Angelo Peretti
Metti un caldissimo lunedì pomeriggio a Bolzano, ieri. Teatro comunale, decima edizione di Vinea Tirolensis, la degustazione annuale dei soci della Freie Weinbauern Südtirol, ossia i Vignaioli dell’Alto Adige. Piccoli vignaioli. Spesso piccolissimi: uno, due ettari in tutto. Una bella occasione per vedere cosa sta succedendo all’estremo nord.
Mi pare funzioni, quest’associazione. O almeno funziona questo meeting, che richiama sempre un pubblico attento e ordinatissimo. Magari la location non è delle più felici, e le postazioni dei produttori sono un po’ strettine, ma se si vuole assaggiare c’è tutto il tempo. E la disponibilità al dialogo è notevole da parte di (quasi) tutti gli espositori.
Provare tutto è francamente impossibile: una settantina di produttori, con una media di tre-quattro vini a testa. Quest'anno, con la presenza aggiuntiva di alcuni soci della Südtiroler Wein ed anche, extra regione, della Fivi, la Federazione italiana dei vignaioli indipendenti.
Comunque, dalle tre del pomeriggio alle nove di sera c’è spazio per fare un bel po’ di test.
Cerco di dare qualche impressione a caldo, vitigno per vitigno.
Blauburgunder. Non mi sono soffermato granché sul pinot nero. Credo occorrerebbero temperature di servizio più fresche. E vorrei trovarci il legno meglio integrato. Ho assaggiato con piacere il Mazzon 2007 di Gottardi. Sembra promettere bene la riserva 2006 di Brunnerhof, che uscirà a gennaio.
Kerner. Ossia Val d’Isarco. Con tanta voglia di innovare. Mettendo l’accento più sulla snellezza che sulla potenza, sulla freschezza più che sulla polpa, sulla beva più che sulla degustazione. Splendidi i vini di Nössing e Strasserhof, ovviamente 2008.
Fraueler. Ogni anno salta fuori qualche sorpresa cercando fra i micro vitigni autoctoni sudtirolesi. Stavolta la mia sorpresa è stata per lo Jera, un bianco dal vitigno fraueler, rarissimo, che fa Befehlhof in Val Venosta. Frutta secca, lunghezza. Strano bianco, di piglio antico.

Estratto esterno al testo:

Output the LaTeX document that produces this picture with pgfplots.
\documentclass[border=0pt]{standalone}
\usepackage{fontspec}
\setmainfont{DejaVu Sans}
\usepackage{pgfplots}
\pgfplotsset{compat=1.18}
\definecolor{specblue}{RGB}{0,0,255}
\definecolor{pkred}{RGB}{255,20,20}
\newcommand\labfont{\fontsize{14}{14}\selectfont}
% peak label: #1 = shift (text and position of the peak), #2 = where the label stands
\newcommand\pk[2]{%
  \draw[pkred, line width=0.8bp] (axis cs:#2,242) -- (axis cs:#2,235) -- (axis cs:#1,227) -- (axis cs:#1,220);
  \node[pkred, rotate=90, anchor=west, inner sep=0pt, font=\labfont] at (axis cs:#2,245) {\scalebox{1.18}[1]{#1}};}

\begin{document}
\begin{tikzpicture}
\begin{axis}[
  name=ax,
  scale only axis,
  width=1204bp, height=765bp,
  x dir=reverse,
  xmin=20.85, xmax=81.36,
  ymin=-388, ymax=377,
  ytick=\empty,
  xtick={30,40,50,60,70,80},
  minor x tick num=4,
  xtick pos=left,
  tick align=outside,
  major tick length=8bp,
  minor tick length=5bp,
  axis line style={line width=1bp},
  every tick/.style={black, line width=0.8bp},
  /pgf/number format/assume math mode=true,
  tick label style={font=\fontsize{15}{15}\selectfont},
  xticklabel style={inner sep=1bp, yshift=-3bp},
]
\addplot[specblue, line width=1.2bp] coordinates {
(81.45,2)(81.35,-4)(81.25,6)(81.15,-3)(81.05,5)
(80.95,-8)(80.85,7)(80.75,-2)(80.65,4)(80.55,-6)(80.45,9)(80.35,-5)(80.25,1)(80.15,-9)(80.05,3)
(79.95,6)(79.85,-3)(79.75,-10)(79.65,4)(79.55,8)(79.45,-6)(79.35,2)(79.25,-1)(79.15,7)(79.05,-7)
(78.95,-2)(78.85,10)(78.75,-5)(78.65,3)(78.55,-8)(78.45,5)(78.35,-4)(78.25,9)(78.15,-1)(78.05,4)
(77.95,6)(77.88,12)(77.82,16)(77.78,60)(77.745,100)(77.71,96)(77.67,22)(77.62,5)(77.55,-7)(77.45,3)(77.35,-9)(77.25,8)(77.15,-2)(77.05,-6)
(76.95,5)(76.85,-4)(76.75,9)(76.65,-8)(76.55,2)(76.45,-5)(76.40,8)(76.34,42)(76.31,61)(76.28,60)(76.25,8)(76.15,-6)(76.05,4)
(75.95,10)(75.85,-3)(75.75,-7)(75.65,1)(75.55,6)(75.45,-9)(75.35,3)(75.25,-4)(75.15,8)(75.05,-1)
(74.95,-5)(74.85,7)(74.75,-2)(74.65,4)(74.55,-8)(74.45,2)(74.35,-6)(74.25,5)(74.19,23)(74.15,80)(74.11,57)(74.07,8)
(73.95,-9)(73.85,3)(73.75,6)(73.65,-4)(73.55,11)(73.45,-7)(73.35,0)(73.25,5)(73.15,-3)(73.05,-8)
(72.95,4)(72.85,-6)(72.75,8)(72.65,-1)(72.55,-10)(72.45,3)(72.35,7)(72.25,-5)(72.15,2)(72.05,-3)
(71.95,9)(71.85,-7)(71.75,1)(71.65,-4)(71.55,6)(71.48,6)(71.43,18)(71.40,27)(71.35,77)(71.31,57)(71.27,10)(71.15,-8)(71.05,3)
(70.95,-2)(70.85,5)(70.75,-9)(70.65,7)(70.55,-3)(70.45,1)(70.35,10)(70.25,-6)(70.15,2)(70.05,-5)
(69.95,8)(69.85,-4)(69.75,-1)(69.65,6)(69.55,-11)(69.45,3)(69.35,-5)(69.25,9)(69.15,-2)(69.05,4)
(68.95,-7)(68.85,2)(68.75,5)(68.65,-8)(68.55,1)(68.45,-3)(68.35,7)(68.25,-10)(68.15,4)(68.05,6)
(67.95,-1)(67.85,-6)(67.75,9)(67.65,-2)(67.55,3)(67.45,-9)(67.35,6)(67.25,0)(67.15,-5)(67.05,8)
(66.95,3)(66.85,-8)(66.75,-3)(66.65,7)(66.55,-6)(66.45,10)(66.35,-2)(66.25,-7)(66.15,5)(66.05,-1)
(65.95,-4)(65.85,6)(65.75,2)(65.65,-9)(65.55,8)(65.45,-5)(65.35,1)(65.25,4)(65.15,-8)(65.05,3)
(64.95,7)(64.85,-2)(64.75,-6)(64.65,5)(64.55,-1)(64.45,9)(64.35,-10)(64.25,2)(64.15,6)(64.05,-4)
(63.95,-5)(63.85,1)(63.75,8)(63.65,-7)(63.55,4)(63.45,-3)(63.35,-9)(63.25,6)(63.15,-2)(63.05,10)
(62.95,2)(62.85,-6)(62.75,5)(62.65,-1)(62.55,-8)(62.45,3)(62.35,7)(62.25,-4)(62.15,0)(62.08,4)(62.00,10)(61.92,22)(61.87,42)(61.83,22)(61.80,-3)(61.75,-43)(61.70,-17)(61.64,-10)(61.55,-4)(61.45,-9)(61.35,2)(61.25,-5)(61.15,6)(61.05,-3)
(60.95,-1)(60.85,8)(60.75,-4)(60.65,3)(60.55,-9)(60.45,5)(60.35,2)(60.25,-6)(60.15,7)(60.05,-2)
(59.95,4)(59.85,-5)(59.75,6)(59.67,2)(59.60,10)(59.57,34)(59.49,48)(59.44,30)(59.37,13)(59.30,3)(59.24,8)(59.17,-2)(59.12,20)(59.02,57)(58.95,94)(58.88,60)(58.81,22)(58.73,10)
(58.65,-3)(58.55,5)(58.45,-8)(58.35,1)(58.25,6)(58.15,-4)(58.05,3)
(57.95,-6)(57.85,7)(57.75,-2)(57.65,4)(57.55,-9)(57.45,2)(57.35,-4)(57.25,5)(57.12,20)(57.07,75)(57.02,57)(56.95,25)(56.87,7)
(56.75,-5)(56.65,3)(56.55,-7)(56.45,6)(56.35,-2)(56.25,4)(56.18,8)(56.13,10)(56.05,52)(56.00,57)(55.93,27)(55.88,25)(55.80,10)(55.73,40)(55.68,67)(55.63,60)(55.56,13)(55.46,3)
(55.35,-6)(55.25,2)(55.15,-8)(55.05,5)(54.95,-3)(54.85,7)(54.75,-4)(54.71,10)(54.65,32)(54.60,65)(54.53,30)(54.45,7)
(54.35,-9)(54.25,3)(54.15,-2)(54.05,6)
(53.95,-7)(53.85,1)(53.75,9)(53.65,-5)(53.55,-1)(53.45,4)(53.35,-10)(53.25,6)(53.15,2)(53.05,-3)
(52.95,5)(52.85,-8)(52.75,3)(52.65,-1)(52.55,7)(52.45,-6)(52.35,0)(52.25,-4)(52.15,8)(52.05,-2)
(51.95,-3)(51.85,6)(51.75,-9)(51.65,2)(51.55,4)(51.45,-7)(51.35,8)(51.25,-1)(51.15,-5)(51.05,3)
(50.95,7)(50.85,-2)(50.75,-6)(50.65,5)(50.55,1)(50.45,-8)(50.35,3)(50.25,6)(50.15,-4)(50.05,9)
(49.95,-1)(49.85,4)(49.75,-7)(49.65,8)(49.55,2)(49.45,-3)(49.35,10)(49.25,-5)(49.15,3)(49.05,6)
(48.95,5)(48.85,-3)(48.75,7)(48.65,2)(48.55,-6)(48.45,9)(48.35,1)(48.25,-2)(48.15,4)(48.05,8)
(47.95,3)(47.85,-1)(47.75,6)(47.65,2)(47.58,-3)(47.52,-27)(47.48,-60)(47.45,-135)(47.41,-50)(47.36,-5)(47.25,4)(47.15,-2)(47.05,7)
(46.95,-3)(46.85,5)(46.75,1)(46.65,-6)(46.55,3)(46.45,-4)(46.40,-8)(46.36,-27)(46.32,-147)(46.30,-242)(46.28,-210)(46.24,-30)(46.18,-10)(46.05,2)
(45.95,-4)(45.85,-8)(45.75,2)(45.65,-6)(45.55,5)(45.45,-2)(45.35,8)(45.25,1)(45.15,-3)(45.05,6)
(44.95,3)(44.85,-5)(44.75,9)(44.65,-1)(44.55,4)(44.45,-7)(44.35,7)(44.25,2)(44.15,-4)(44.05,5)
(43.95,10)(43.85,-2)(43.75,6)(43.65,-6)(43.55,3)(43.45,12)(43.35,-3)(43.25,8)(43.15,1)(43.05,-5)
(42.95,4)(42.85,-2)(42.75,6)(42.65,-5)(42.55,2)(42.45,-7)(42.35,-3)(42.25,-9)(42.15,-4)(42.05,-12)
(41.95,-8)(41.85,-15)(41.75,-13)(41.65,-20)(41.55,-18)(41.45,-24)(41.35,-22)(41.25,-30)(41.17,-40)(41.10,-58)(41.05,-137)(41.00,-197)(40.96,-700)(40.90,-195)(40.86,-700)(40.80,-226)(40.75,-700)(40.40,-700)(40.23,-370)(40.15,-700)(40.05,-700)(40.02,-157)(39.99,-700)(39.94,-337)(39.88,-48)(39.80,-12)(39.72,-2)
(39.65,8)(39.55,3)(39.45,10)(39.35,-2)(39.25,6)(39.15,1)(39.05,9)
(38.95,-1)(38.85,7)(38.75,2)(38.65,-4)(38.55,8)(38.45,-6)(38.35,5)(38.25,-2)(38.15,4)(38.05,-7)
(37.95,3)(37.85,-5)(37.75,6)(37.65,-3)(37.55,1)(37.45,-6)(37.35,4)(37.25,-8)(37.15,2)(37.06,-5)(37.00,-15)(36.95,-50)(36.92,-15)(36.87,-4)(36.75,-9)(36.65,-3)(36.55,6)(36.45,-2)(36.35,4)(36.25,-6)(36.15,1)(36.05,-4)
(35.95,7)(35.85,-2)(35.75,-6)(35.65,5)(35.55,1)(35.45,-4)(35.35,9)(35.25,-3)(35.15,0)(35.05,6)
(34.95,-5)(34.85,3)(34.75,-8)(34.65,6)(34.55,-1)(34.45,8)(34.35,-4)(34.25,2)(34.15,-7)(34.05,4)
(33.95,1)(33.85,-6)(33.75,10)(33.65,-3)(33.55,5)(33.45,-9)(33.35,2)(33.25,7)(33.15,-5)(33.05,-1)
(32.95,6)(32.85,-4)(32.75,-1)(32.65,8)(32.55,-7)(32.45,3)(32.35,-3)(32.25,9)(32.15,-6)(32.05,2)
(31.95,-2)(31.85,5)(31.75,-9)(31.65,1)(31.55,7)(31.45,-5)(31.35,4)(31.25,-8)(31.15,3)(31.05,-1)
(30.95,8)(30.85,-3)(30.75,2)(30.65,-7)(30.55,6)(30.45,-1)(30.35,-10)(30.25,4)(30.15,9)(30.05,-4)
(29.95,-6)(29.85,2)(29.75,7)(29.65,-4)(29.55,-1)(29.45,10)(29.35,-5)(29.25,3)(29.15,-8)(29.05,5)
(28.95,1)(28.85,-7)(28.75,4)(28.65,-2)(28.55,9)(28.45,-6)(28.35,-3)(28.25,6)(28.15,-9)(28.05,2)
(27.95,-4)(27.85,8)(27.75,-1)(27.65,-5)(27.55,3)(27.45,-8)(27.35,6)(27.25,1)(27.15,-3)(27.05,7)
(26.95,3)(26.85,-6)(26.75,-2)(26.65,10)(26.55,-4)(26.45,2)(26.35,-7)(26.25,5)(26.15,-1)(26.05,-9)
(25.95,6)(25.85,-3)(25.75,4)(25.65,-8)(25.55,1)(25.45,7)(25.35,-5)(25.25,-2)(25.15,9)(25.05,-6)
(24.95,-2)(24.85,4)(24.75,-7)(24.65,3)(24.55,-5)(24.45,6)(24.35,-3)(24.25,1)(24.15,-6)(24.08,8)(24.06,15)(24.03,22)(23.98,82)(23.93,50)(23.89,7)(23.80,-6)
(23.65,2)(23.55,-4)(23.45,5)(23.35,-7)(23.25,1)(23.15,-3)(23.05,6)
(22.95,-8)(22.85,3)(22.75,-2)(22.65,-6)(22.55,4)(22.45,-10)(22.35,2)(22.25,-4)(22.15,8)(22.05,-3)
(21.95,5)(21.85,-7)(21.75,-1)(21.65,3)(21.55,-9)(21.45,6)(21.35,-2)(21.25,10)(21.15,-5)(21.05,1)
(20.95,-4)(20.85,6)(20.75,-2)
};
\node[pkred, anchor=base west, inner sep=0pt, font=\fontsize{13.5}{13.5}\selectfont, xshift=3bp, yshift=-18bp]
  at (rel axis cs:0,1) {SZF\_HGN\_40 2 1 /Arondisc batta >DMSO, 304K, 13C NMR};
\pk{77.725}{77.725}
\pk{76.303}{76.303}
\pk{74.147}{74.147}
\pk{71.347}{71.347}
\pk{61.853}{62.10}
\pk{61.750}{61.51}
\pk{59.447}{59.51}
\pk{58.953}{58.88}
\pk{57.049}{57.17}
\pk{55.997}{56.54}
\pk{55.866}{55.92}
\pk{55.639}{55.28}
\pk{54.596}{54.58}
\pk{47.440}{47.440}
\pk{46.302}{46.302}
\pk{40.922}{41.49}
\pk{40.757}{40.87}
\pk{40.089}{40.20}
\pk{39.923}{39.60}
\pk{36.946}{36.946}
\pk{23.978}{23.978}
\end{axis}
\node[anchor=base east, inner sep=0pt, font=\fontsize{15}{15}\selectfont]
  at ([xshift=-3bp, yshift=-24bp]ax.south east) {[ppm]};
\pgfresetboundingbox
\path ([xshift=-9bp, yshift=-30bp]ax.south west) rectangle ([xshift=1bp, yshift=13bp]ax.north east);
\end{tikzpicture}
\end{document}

Gewürztraminer. Non è tra i miei vitigni del cuore, in terra altoatesina, ma apprezzo molto che qui lo si interpreti in versione secca. Non mi ci sono molto soffermato, ammetto. Ho comunque bevuto volentieri il Feld di Armin Kobler, speziatissimo.

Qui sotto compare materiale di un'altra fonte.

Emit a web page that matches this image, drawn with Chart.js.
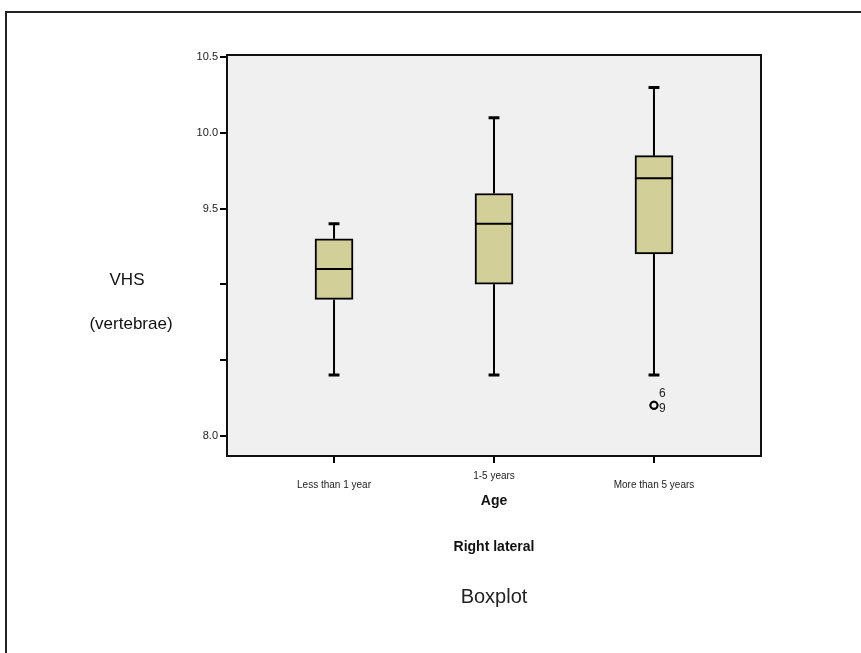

Lagrein. Bisognerebbe distinguere fra base, riserve e kretzer rosati. In ogni caso, ci sono dei bei rossi. Fra i base, piacevolissimi i 2008 di Rottensteiner e Pfannenstielhof. Entrambi hanno anche buone riserve 2006, com’è interessante quella del 2007 di Fliederhof. Fascinosamente giovane il 2002 di Nusserhof.
Riesling. Match tra Val Venosta e Val d’Isarco. Mi pare che in Val Venosta si guardi alla polpa e alla mineralità, mentre in Val d’Isarco la strada conduce alla freschezza. Rappresentativi, ad alto livello, dei due stili: in Val Venosta Falkenstein e Unterortl e in Val d’Isarco il Kaiton di Kuenhof e Strasserhof.
Schiave. Dovrei distinguere fra Vernatsch, Kalterersee e St. Magdalener: sempre schiave, ma diversissime come filosofia e stile. In molti casi sono stato perplesso dal lato della pulizia olfattiva. Grande beva per il Caldaro di Gruber e per il Santa Maddalena di Pfannenstielhof, vini che vorrei in tavola spesso.
Sylvaner. Speravo meglio. La ricerca quasi ossessiva della polpa non aiuta, a mio avviso. Trovo un po’ stucchevole l’emergere di certe vene tropicaleggianti. Il più elegante, e guarda caso anche il più floreale, per me è quello di Garlider. Poi, Keunhof e Zöhlhof.
Veltliner. Non sono moltissimi a lavorarlo, eppure il veltliner offre bianchi di bella personalità. Patria d’elezione la Val d’Isarco. Garlider guarda alla polpa fruttata. Nössig si orienta sulla freschezza e sull’eleganza, e preferisco nettamente questo stile. Buono Lentsch, nella Bassa Atesina.
Weissburgunder. Un po’ deluso dal pinot bianco. Vi troverei volentieri l’acidità tagliente, e invece ecco che si va alla ricerca della ricchezza fruttata, che non sembra prendere slancio. Il più equilibrato tra polpa e freschezza m’è sembrato il Castel Juval di Unterortl, notevolissimo.